9. July 2007 21:17
This post is in response to Frans Bouma's post, where he explains why Stored Procedures are bad. I'm not going to go over the differences of why to use Stored Procedures or why to use In-Line SQL, you can find many opinions on the topic by doing a simple search. I'm just going to reply to his post with my opinions.
One of the reasons why Frans likes to use Ad-Hoc (In-Line) SQL is because with SPs you have to write one SP for everything you do, which can become very annoying to maintain. I agree with him. Then he goes on criticizing Rob Howard for not knowing what Role Based security is and saying that you can replace the security benefit of using SP by using views. Then my question to Frans is the following, if one of the reasons for not using SPs is because of the maintenance nightmare, what do you think will happen with the views? You're going to get the same maintenance nightmare as with the SPs. Also SPs bring an additional security benefit that In-Line SQL doesn't. You can give a user (or role/group) execute permission to a SP without having to give that same user read access to the table. Now that is very important! Imagine an application that uses a very restrictive security model, where the user connecting to the DB only has access to execute SPs and no access to read, insert, update or delete on any tables.

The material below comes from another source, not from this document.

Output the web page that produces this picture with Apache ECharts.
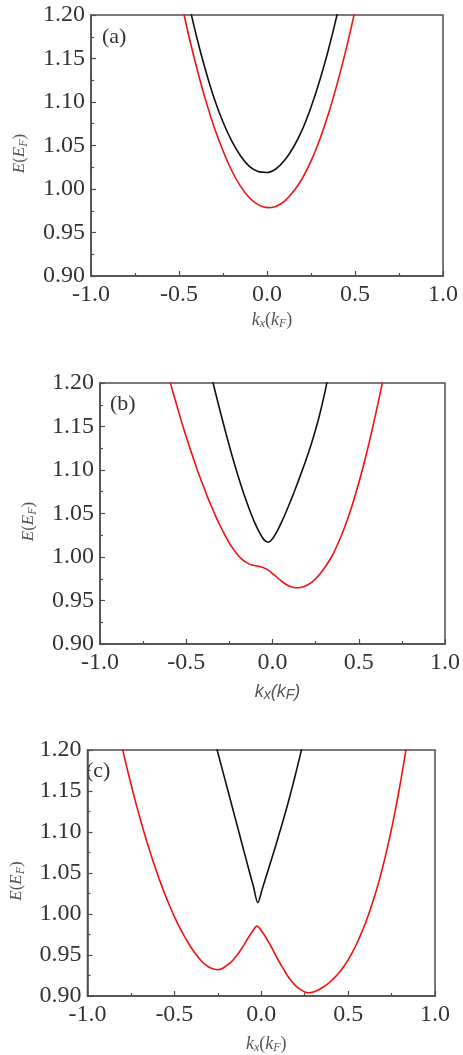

Unfortunately this application was poorly coded and is vulnerable to SQL Injection. The hacker will not be able to read any tables, nor delete, update, or insert data. How will you accomplish that with in-line SQL without having a maintenance nightmare with the Views?
One of the rules of securing an application is to have multiple levels of security and not to rely on only one level. By using SPs and only giving the users access to execute them you are adding an extra layer of security, which would have not been there with In-Line SQL and our SQL Injection vulnerable application would have been used by a hacker to get what he wanted.
Thus far I haven't found a really good reason (or sets of reason) of why to use In-Line SQL instead of SPs so far now I will continue to use them.